AI and ML models are a set of methods for learning patterns from data. Albeit optimised for different scenarios, statistical and ML approaches both share the same goal. AI models emphasise predictive accuracy, typically in large datasets, without a particular focus on inference for any one individual predictor. Statistical models stress a direct analytical approach, which characterises with uncertainty, estimators for individual predictors [3]. Statistical models tend to provide parameters that have a more directly interpretable human meaning. This ease of interpretability can make statistical models less able to describe complex phenomena. They are often either intractable at scale, or become powered to detect clinically meaningless signals. With these shortcomings in mind, AI models have enabled a new branch of learning from massive datasets.

AI models excel where they train on large volumes of high-quality labelled data. The prototypical example of which in medicine is computed tomography disease detection [4]. In these scenarios, predictive accuracy is the primary goal, and causal inferences are not necessary. Other examples of AI with direct relevance to this journal’s readership include early detection of the deteriorating patient [5] and strategies for fluid and inotropic administration in sepsis [6]. Not being conducted under a causal framework is a vital caveat to such approaches [7], yet our experience reveals a tendency for clinicians to draw causal conclusions from these models. While causal AI is a burgeoning field, generally AI models do not address the fundamental problem of causal inference, i.e. that one can only observe a single outcome for each patient (did the patient live or die), and not the counterfactual outcomes (how would the patient have responded under different treatments). Fundamentally, a model cannot learn from data that does not exist.

Judea Pearl, a professor of computer science and causal inference, describes AI models as running “almost entirely in an associational mode” [8]. Many of these approaches do not model the flow of time (that effect must follow cause) as associative models are true in either direction.

Spurious associations are commonplace when learning from data. These range from trivial (e.g. Facebook likes for “curly fries” are highly predictive of a high IQ [9]) to deeply concerning (e.g. asthma is predictive for a good outcome in pneumonia) [10]. AI models can be highly sensitive to the data on which they were trained, the addition of imperceptible noise, and improperly defined intermediate rewards (the means through which reinforcement models learn associations). This approach can lead to unexpected results, without a clear explanation of how or why this occurred [11, 12]. Komorowski et al. identify an optimal treatment strategy for sepsis that suggested less fluid administration than the human clinician. It is difficult to discern if this finding is causal (reducing fluid administration in septic shock will improve outcomes) or associational (better outcomes are seen for those patients who require less fluid). If these models are applied indiscriminately and without application of strong domain knowledge, spurious inferences are often found. Patients could potentially come to harm by extrapolating such findings to the bedside without a rigorous understanding of the causal pathways or underlying mechanisms that are typically discovered through experimental research.
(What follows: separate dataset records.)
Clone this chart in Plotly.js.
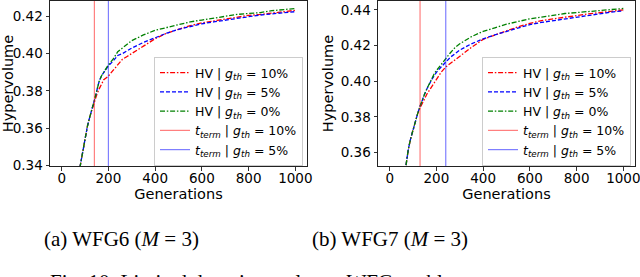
<!DOCTYPE html>
<html>
<head>
<meta charset="utf-8">
<script src="https://cdn.plot.ly/plotly-3.0.1.min.js"></script>
<style>
html,body{margin:0;padding:0;background:#fff;}
#chart{width:640px;height:277px;}
</style>
</head>
<body>
<div id="chart"></div>
<script>
// ---------- WFG6 (M = 3) ----------
const genA = [78, 90, 100, 110, 120, 130, 140, 150, 160, 170, 180, 190, 200, 220, 240, 260, 280, 300, 350, 400, 450, 500, 550, 600, 650, 700, 750, 800, 850, 900, 950, 1000];
const hvA10 = [0.339, 0.348, 0.355, 0.361, 0.366, 0.370, 0.375, 0.378, 0.381, 0.384, 0.386, 0.387, 0.388, 0.391, 0.394, 0.397, 0.3985, 0.400, 0.404, 0.408, 0.411, 0.413, 0.415, 0.4165, 0.4175, 0.4185, 0.4195, 0.4205, 0.421, 0.4218, 0.4225, 0.4232];
const hvA5  = [0.339, 0.348, 0.355, 0.361, 0.366, 0.370, 0.375, 0.380, 0.385, 0.388, 0.390, 0.392, 0.3935, 0.396, 0.399, 0.400, 0.4015, 0.403, 0.406, 0.4085, 0.411, 0.413, 0.4145, 0.416, 0.417, 0.418, 0.419, 0.420, 0.4207, 0.4213, 0.422, 0.4225];
const hvA0  = [0.339, 0.348, 0.355, 0.361, 0.366, 0.370, 0.375, 0.380, 0.385, 0.388, 0.390, 0.392, 0.394, 0.397, 0.401, 0.403, 0.405, 0.407, 0.410, 0.4125, 0.414, 0.4155, 0.417, 0.418, 0.419, 0.420, 0.421, 0.4215, 0.422, 0.423, 0.4235, 0.4242];
const termA10 = 140;
const termA5 = 200;

// ---------- WFG7 (M = 3) ----------
const genB = [70, 80, 90, 100, 110, 120, 130, 140, 150, 160, 170, 180, 190, 200, 220, 240, 260, 280, 300, 350, 400, 450, 500, 550, 600, 650, 700, 750, 800, 850, 900, 950, 1000];
const hvB10 = [0.353, 0.362, 0.368, 0.373, 0.378, 0.382, 0.385, 0.388, 0.391, 0.393, 0.395, 0.397, 0.399, 0.401, 0.405, 0.408, 0.410, 0.4125, 0.414, 0.419, 0.4235, 0.426, 0.4283, 0.4305, 0.4325, 0.434, 0.435, 0.436, 0.437, 0.4378, 0.4385, 0.4392, 0.440];
const hvB5  = [0.353, 0.362, 0.368, 0.373, 0.378, 0.382, 0.386, 0.390, 0.393, 0.396, 0.399, 0.401, 0.403, 0.405, 0.408, 0.411, 0.4135, 0.4155, 0.4175, 0.421, 0.4238, 0.426, 0.428, 0.430, 0.4318, 0.433, 0.434, 0.435, 0.436, 0.437, 0.438, 0.4388, 0.4395];
const hvB0  = [0.353, 0.362, 0.368, 0.373, 0.378, 0.382, 0.386, 0.390, 0.393, 0.396, 0.399, 0.402, 0.404, 0.406, 0.4095, 0.413, 0.416, 0.419, 0.421, 0.425, 0.428, 0.430, 0.432, 0.4335, 0.435, 0.436, 0.437, 0.438, 0.4385, 0.439, 0.4395, 0.440, 0.4408];
const termB10 = 130;
const termB5 = 240;

const xTicks = [0, 200, 400, 600, 800, 1000];
const yTicksA = [0.34, 0.36, 0.38, 0.40, 0.42];
const yTicksB = [0.36, 0.38, 0.40, 0.42, 0.44];

const labels = [
  'HV | <i>g</i><sub><i>th</i></sub> = 10%',
  'HV | <i>g</i><sub><i>th</i></sub> = 5%',
  'HV | <i>g</i><sub><i>th</i></sub> = 0%',
  '<i>t</i><sub><i>term</i></sub> | <i>g</i><sub><i>th</i></sub> = 10%',
  '<i>t</i><sub><i>term</i></sub> | <i>g</i><sub><i>th</i></sub> = 5%'
];
const captions = ['(a) WFG6 (<i>M</i> = 3)', '(b) WFG7 (<i>M</i> = 3)'];
const figCaption = 'Fig. 10: Limited domain results on WFG problems.';

// ---------- layout constants ----------
const W = 640, H = 277;
const xRange = [-50, 1050];
const yRangeA = [0.3398, 0.4282];
const yRangeB = [0.3525, 0.4450];
const FONT = 'DejaVu Sans, sans-serif';
const styles = [
  {color: '#ff0000', dash: '5px,1.8px,1.5px,1.8px'},
  {color: '#0000ff', dash: '4px,2px'},
  {color: '#008000', dash: '5px,1.8px,1.5px,1.8px'}
];

function panel(gen, series, t10, t5, yr, xa, ya, leg) {
  const tr = [];
  series.forEach((s, i) => {
    tr.push({x: gen, y: s, xaxis: xa, yaxis: ya, type: 'scatter', mode: 'lines',
      name: labels[i], legend: leg,
      line: {color: styles[i].color, width: 1.3, dash: styles[i].dash}});
  });
  tr.push({x: [t10, t10], y: yr, xaxis: xa, yaxis: ya, type: 'scatter', mode: 'lines',
    name: labels[3], legend: leg, line: {color: 'rgba(255,0,0,0.5)', width: 1.2}});
  tr.push({x: [t5, t5], y: yr, xaxis: xa, yaxis: ya, type: 'scatter', mode: 'lines',
    name: labels[4], legend: leg, line: {color: 'rgba(0,0,255,0.5)', width: 1.2}});
  return tr;
}

const data = [].concat(
  panel(genA, [hvA10, hvA5, hvA0], termA10, termA5, yRangeA, 'x', 'y', 'legend'),
  panel(genB, [hvB10, hvB5, hvB0], termB10, termB5, yRangeB, 'x2', 'y2', 'legend2')
);

function xaxis(dom, anchor) {
  return {domain: dom, anchor: anchor, range: xRange, tickvals: xTicks,
    ticks: 'outside', ticklen: 3.5, tickwidth: 0.8, tickcolor: '#000',
    ticklabeloverflow: 'allow', ticklabelstandoff: -4,
    showline: true, mirror: true, linecolor: '#222', linewidth: 1,
    showgrid: false, zeroline: false,
    tickfont: {family: FONT, size: 13.5, color: '#000'},
    title: {text: 'Generations', font: {family: FONT, size: 14.5, color: '#000'}, standoff: 0}};
}
function yaxis(dom, anchor, yr, tv) {
  return {domain: dom, anchor: anchor, range: yr, tickvals: tv, tickformat: '.2f',
    ticks: 'outside', ticklen: 3.5, tickwidth: 0.8, tickcolor: '#000',
    ticklabeloverflow: 'allow',
    showline: true, mirror: true, linecolor: '#222', linewidth: 1,
    showgrid: false, zeroline: false,
    tickfont: {family: FONT, size: 13.5, color: '#000'},
    title: {text: 'Hypervolume', font: {family: FONT, size: 14.5, color: '#000'}, standoff: 3}};
}
function legend(x) {
  return {x: x, y: 1 - 57 / H, xanchor: 'left', yanchor: 'top',
    bgcolor: 'rgba(255,255,255,0.85)', bordercolor: '#cccccc', borderwidth: 1,
    font: {family: FONT, size: 12.5, color: '#000'}, tracegroupgap: 0, itemwidth: 30};
}

const yDom = [1 - 166 / H, 1 - 1 / H];
const layout = {
  width: W, height: H,
  margin: {l: 0, r: 0, t: 0, b: 0},
  paper_bgcolor: '#fff', plot_bgcolor: '#fff',
  showlegend: true,
  xaxis: xaxis([50 / W, 307 / W], 'y'),
  yaxis: yaxis(yDom, 'x', yRangeA, yTicksA),
  xaxis2: xaxis([378 / W, 635 / W], 'y2'),
  yaxis2: yaxis(yDom, 'x2', yRangeB, yTicksB),
  legend: legend(154 / W),
  legend2: legend(482 / W),
  annotations: [
    {text: captions[0], xref: 'paper', yref: 'paper', x: 121 / W, y: 1 - 239 / H,
      xanchor: 'center', yanchor: 'middle', showarrow: false,
      font: {family: 'Liberation Serif, serif', size: 21, color: '#000'}},
    {text: captions[1], xref: 'paper', yref: 'paper', x: 390 / W, y: 1 - 239 / H,
      xanchor: 'center', yanchor: 'middle', showarrow: false,
      font: {family: 'Liberation Serif, serif', size: 21, color: '#000'}},
    {text: figCaption, xref: 'paper', yref: 'paper', x: 48 / W, y: 1 - 267.5 / H,
      xanchor: 'left', yanchor: 'top', showarrow: false,
      font: {family: 'Liberation Serif, serif', size: 21, color: '#000'}}
  ]
};

Plotly.newPlot('chart', data, layout, {staticPlot: true, displayModeBar: false});
</script>
</body>
</html>
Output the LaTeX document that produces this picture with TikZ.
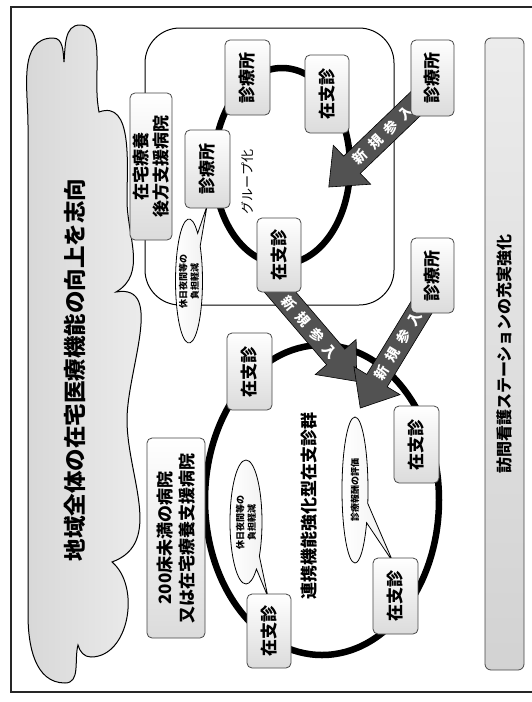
\documentclass[tikz,border=0pt]{standalone}
\usepackage{fontspec}
\newfontfamily\jp{Noto Sans CJK JP}
\usetikzlibrary{shapes.geometric,shapes.arrows,shapes.callouts}
\begin{document}
\begin{tikzpicture}[x=1pt,y=1pt,
  box/.style={draw=gray!55!black, line width=0.8pt, rounded corners=5pt,
    top color=white, bottom color=gray!28, rotate=90, inner sep=2pt, align=center,
    font=\jp\bfseries\fontsize{17}{19}\selectfont},
  ring/.style={ellipse, draw=black, line width=6.5pt, inner sep=0pt},
  newarrow/.style={single arrow, draw=black, line width=0.6pt, fill=black!68, text=white,
    single arrow head extend=15pt, single arrow tip angle=80, inner xsep=3pt, inner ysep=5pt,
    font=\jp\bfseries\fontsize{14}{16}\selectfont},
  bubble/.style={ellipse callout, draw=black, line width=0.8pt, left color=white, right color=gray!12,
    inner sep=0pt, callout pointer arc=16},
  bubbletext/.style={rotate=90, align=center, font=\jp\bfseries\fontsize{9}{11.5}\selectfont},
  label/.style={rotate=90, align=center}
]
\useasboundingbox[fill=white] (0,0) rectangle (532,-702);
% frame
\draw[line width=1.5pt, draw=black!85] (532,-7) -- (11,-7) -- (11,-692) -- (532,-692);
% cloud
\draw[line width=1pt, left color=gray!32, right color=gray!12]
  (28,-125) to[out=90,in=180] (53,-38) to[out=0,in=95] (64,-62)
  to[out=85,in=180] (80,-25) to[out=0,in=90] (97,-70) to[out=-90,in=100] (99,-112)
  to[out=20,in=90] (127,-200) to[out=-90,in=30] (116,-292)
  to[out=10,in=90] (127,-420) to[out=-90,in=20] (112,-562)
  to[out=-40,in=0] (91,-657) to[out=180,in=-75] (78,-645)
  to[out=-105,in=0] (65,-683) to[out=180,in=-90] (28,-615) -- cycle;
\node[label, font=\jp\bfseries\fontsize{22.5}{24}\selectfont] (ct) at (75,-370) {地域全体の在宅医療機能の向上を志向};
% right bar
\node[box, rounded corners=6pt, minimum width=632pt, minimum height=39pt, top color=gray!15, bottom color=gray!35, font=\jp\bfseries\fontsize{16}{18}\selectfont] (bar) at (504.5,-354) {訪問看護ステーションの充実強化};
% upper group frame
\node[draw=black, line width=1pt, rounded corners=35pt, fill=white, minimum width=249pt, minimum height=277pt] (grp) at (269.5,-166.5) {};
% rings
\node[ring, minimum width=136pt, minimum height=196pt] (ringA) at (282,-166) {};
\node[ring, minimum width=234pt, minimum height=310pt] (ringB) at (322,-500) {};
% arrows
\node[newarrow, rotate=43.8, shape border rotate=180, minimum height=136pt] (ar1) at (383,-135) {新\hspace{0.5em}規\hspace{0.5em}参\hspace{0.5em}入};
\node[newarrow, rotate=-49.4, minimum height=129pt] (ar2) at (310,-327) {新\hspace{0.5em}規\hspace{0.5em}参\hspace{0.5em}入};
\node[newarrow, rotate=58.7, shape border rotate=180, minimum height=131pt] (ar3) at (398,-346) {新\hspace{0.5em}規\hspace{0.5em}参\hspace{0.5em}入};
% callouts
\node[bubble, minimum width=27pt, minimum height=124pt, callout absolute pointer={(207,-206)}] (e1) at (189,-281) {};
\node[bubbletext] (e1t) at (e1.center) {休日夜間等の\\負担軽減};
\node[bubble, minimum width=32pt, minimum height=124pt, callout absolute pointer={(268,-597)}] (e2) at (246,-522) {};
\node[bubbletext] (e2t) at (e2.center) {休日夜間等の\\負担軽減};
\node[bubble, minimum width=26pt, minimum height=146pt, callout absolute pointer={(393,-562)}] (e3) at (355,-490) {};
\node[bubbletext] (e3t) at (e3.center) {診療報酬の評価};
% upper group boxes
\node[box, minimum width=75pt, minimum height=45pt] (tg1) at (247.5,-77.5) {診療所};
\node[box, minimum width=78pt, minimum height=44pt] (tz1) at (327,-94) {在支診};
\node[box, minimum width=78pt, minimum height=45pt] (tg2) at (207.5,-169) {診療所};
\node[box, minimum width=74pt, minimum height=44pt] (tz2) at (279,-255) {在支診};
\node[box, minimum width=147pt, minimum height=42pt, font=\jp\bfseries\fontsize{17}{20}\selectfont] (hp1) at (151,-166.5) {在宅療養\\後方支援病院};
\node[label, font=\jp\fontsize{13}{15}\selectfont] (glab) at (248,-182) {グループ化};
% outside clinics
\node[box, minimum width=76pt, minimum height=43pt] (r1) at (432.5,-78) {診療所};
\node[box, minimum width=75pt, minimum height=43pt] (r2) at (432.5,-275.5) {診療所};
% lower group boxes
\node[box, minimum width=77pt, minimum height=45pt] (lz1) at (249.5,-371.5) {在支診};
\node[box, minimum width=77pt, minimum height=45pt] (lz2) at (416.5,-444.5) {在支診};
\node[box, minimum width=76pt, minimum height=45pt] (lz3) at (395.5,-596) {在支診};
\node[box, minimum width=74pt, minimum height=44pt] (lz4) at (269,-631) {在支診};
\node[box, minimum width=200pt, minimum height=58pt, font=\jp\bfseries\fontsize{17}{22}\selectfont] (hp2) at (176,-538) {200床未満の病院\\又は在宅療養支援病院};
\node[label, font=\jp\bfseries\fontsize{17}{19}\selectfont] (llab) at (309,-506) {連携機能強化型在支診群};
\end{tikzpicture}
\end{document}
Trusting and implementing AI models prematurely, just because they are “new” and therefore perceived as “better”, could lead to a lack of trust in these critical methods. The recent Topol review for the National Health Service [13] emphasised the importance of strengthening links between clinical practice and data science. As AI models enter the literature, and the medical community considers incorporating them into clinical decision-making tools, it is imperative that any outputs are both understood and challenged constructively. The rate at which new methods are appearing in the AI literature can leave little time to examine their limitations in a clinical context; impressive technical progress may outstrip the pace at which it is safe to implement.

Models of the real world, regardless of their origin, are still models. Models allow us to understand complex processes and, when safe and proper to do so, take actions based on their recommendations. AI models are compelling and provide rich insights into the world in which we practise. However, following either an AI model or statistical model without due care and consideration could place patients at risk.